On Monday we talked about the concept of
"Right versus Rich." Today we will talk about
"Certain" versus "Clear."
"Right" people need certainty. It is a
psychological signature; you can see it in how they approach people, projects
and their work in general. You want to find "certain" people if you
are hiring for advanced technical research positions, scientists, financial
analysts, compensation specialists or safety inspectors. You want people who
display the "certain" signature for any job where getting it wrong
costs lives or costs millions of dollars, and where the cost of getting right
is always worth it.
"Rich" people live in the world of clarity.
They understand that the world is an increasingly complex place, so they make a
choice and stick with it as long as they can, even if they start to get data
that the choice may not have been correct. Clarity people are needed for
leadership, sales, marketing, human resources... pretty much any job other than
ones noted above. Business is most commonly a "clarity" exercise more
than a "certainty" exercise.
The last thing you ever want to do is put a clarity
person in a certainty job, or vice-versa. You can test for whether a position
is clarity vs. certainty by understanding where the job stands on the risk /
reward scale:
Certainty Jobs: The risks associated with getting it
wrong are higher than any potential rewards for getting it right. So if you
designing a new drug, you can make millions by getting it right, but you can
kill millions if you get it wrong. You need to be as certain as possible that
the drug is safe before releasing it.
Clarity Jobs: The costs associated with doing the job
wrong are lower than the rewards for doing it right. So if you are software
designer in the HR space, you could lose some records and cause some heartache
if you build in a bug, but you could make millions if there is acceptance of
your product.
Let's look at a specific instance of this. Most software engineering leadership roles are clarity jobs filled by
certainty people. As software grows ever more complex we learn that there is no
way to make bug free code or perfectly feature rich, yet products fail to ship because the engineers find
one more thing to fix or they want to get every last feature in possible.
Since the signature of a good engineer is to be a "certainty" or
"right" type, it is critical that you hire engineering management
that is "clarity" or "rich" type. (I am of course speaking
here about most software engineering, not civil, where getting it wrong costs
lives.)
And remember, if you are hiring a star
they are likely to be a certainty / right person than a clarity / rich person. Once you reach "star" status keeping your status is usually more important than keeping on the track that made you a star in the first place (ironically, the same defect plagues corporations).
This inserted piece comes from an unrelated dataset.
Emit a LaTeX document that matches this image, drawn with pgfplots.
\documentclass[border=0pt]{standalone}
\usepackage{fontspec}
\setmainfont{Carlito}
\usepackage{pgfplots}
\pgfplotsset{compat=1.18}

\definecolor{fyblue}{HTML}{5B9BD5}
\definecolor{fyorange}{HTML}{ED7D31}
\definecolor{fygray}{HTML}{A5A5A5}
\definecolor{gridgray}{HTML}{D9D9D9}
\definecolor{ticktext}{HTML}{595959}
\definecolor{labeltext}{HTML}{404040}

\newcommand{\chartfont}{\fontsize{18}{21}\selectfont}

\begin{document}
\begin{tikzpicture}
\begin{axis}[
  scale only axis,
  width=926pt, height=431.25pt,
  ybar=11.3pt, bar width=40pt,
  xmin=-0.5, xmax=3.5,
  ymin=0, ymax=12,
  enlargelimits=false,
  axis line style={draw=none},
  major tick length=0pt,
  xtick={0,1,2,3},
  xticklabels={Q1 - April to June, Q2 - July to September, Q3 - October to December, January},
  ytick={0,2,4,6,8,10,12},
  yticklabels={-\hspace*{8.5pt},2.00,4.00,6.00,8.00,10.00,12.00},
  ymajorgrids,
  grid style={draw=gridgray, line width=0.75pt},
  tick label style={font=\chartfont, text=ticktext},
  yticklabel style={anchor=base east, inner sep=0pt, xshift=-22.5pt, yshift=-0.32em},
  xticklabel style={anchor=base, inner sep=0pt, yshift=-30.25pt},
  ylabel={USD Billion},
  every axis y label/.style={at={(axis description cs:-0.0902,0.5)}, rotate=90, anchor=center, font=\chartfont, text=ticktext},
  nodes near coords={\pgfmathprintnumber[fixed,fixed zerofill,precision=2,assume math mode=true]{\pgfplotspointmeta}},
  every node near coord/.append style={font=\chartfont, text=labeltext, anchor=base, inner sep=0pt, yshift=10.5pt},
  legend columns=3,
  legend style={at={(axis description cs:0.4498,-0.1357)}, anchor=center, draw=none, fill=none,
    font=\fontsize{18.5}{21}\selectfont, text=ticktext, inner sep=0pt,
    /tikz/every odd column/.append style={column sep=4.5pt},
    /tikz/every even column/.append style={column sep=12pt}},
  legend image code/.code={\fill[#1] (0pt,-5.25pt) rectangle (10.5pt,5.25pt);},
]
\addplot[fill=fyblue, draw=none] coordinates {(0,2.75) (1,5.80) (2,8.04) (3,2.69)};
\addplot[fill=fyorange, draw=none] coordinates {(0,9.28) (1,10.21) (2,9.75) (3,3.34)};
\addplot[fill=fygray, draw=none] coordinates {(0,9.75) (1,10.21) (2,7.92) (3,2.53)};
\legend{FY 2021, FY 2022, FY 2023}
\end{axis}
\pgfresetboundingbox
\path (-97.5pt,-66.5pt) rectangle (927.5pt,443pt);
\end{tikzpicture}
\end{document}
Make sure you check whether your new star is really willing to do what it takes to make the product ship, even if that means keeping their ego in check.
Jeff,
Last post you said, "It is rarely the case that a 'Right' employee works well for a 'Rich' boss."
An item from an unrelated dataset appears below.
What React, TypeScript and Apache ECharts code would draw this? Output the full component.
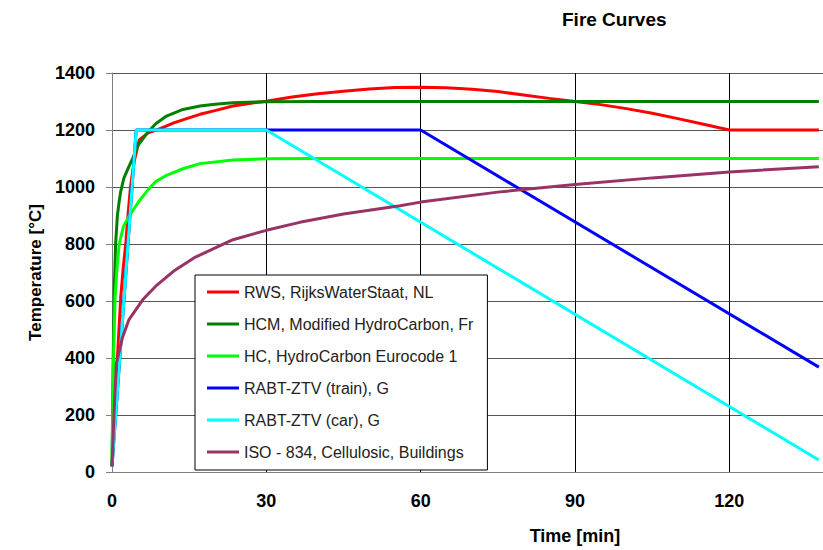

This time around, you write, "Since the signature of a good engineer is to be a 'certainty' or 'right' type, it is critical that you hire engineering management that is 'clarity' or 'rich' type."
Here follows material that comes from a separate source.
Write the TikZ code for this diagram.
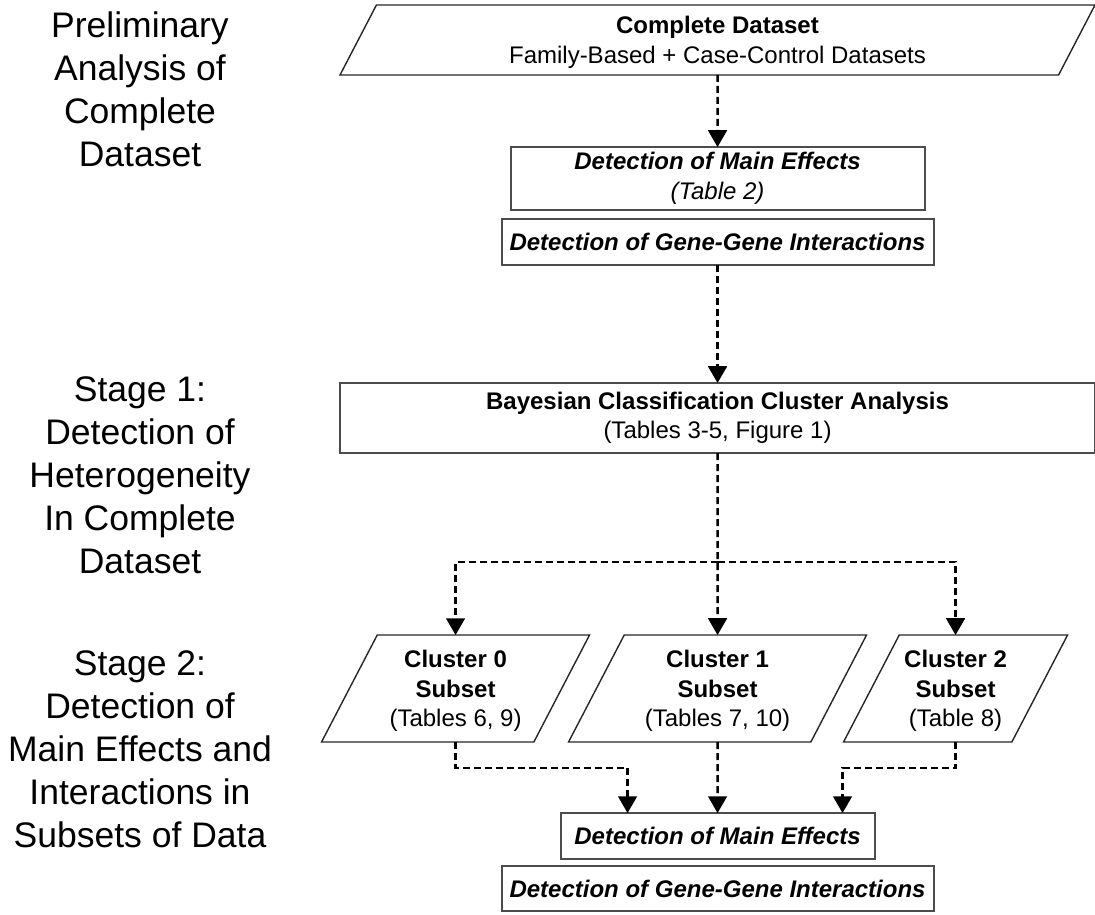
\documentclass[tikz,border=0pt]{standalone}
\usepackage{fontspec}
\setmainfont{Liberation Sans}
\usepackage{tikz}
\usetikzlibrary{positioning}
\usetikzlibrary{shapes,arrows}
\tikzstyle{block} = [rectangle, draw=black!70, line width=1pt, align=center,
                inner sep=0pt, outer sep=0pt, font=\fontsize{12}{14.75}\selectfont]
\tikzstyle{io} = [trapezium, trapezium left angle=62.5, trapezium right angle=117.5,
                trapezium stretches body, draw=black!85, line width=0.7pt, align=center,
                inner sep=0pt, outer sep=0pt, font=\fontsize{12}{14.75}\selectfont]
\tikzstyle{line} = [draw, line width=1.3pt, dash pattern=on 3.5pt off 2pt, -triangle 60]
\tikzstyle{stage} = [align=center, font=\fontsize{17.75}{21.5}\selectfont]

\begin{document}
\begin{tikzpicture}
            \useasboundingbox (0,0) rectangle (547.5pt,-457pt);
            % left column
            \node[stage] (prelim) at (70pt,-44.5pt) {Preliminary\\Analysis of\\Complete\\Dataset};
            \node[stage] (stage1) at (70pt,-237.5pt) {Stage 1:\\Detection of\\Heterogeneity\\In Complete\\Dataset};
            \node[stage] (stage2) at (70pt,-374.5pt) {Stage 2:\\Detection of\\Main Effects and\\Interactions in\\Subsets of Data};
            % flow
            \node[io, minimum width=377.5pt, text height=29.2pt, text depth=5.8pt](data) at (358.75pt,-20pt){\textbf{Complete Dataset}\\Family-Based + Case-Control Datasets};
            \node[block, below=36pt of data, minimum width=207pt, minimum height=31.5pt](main1){\textbf{\textit{Detection of Main Effects}}\\\textit{(Table 2)}};
            \node[block, below=4.5pt of main1, minimum width=216pt, minimum height=23pt](inter1){\textbf{\textit{Detection of Gene-Gene Interactions}}};
            \node[block, below=59pt of inter1, minimum width=377.5pt, minimum height=35pt](bayes){\textbf{Bayesian Classification Cluster Analysis}\\(Tables 3-5, Figure 1)};
            \node[io, below=91pt of bayes, minimum width=149pt, text height=45.8pt, text depth=7.7pt](clust1){\textbf{Cluster 1}\\\textbf{Subset}\\(Tables 7, 10)};
            \node[io, minimum width=134pt, text height=45.8pt, text depth=7.7pt](clust0) at ([xshift=-131pt]clust1.center){\textbf{Cluster 0}\\\textbf{Subset}\\(Tables 6, 9)};
            \node[io, minimum width=112pt, text height=45.8pt, text depth=7.7pt](clust2) at ([xshift=119pt]clust1.center){\textbf{Cluster 2}\\\textbf{Subset}\\(Table 8)};
            \node[block, below=35.5pt of clust1, minimum width=157pt, minimum height=23pt](main2){\textbf{\textit{Detection of Main Effects}}};
            \node[block, below=3.5pt of main2, minimum width=216pt, minimum height=22.5pt](inter2){\textbf{\textit{Detection of Gene-Gene Interactions}}};
            \coordinate[below=54.5pt of bayes] (split);
            \coordinate (in0) at ([xshift=-45pt,yshift=22.5pt]main2.north);
            \coordinate (in2) at ([xshift=62.5pt,yshift=22.5pt]main2.north);
            \path[line] (data) -- (main1);
            \path[line] (inter1) -- (bayes);
            \path[line] (bayes) -- (clust1);
            \path[line] (split) -| (clust0);
            \path[line] (split) -| (clust2);
            \path[line] (clust1) -- (main2);
            \path[line] (clust0) |- (in0) -- (in0 |- main2.north);
            \path[line] (clust2) |- (in2) -- (in2 |- main2.north);
        \end{tikzpicture}
\end{document}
Does this mean that it's simply the fate of the world to have engineers fighting with their bosses?
;)
Posted by: Colin Kingsbury | February 28, 2006 at 03:36 PM
You caught me Colin. And, yes, this is one reason that many engineering organizations are dysnfunctional, especially as they grow. Right people often don't respect the perspective of rich people, so engineers tend to not work well for people that are more focused on the bottom-line than the elegance of the solution. But I don't know that there is another way to do it.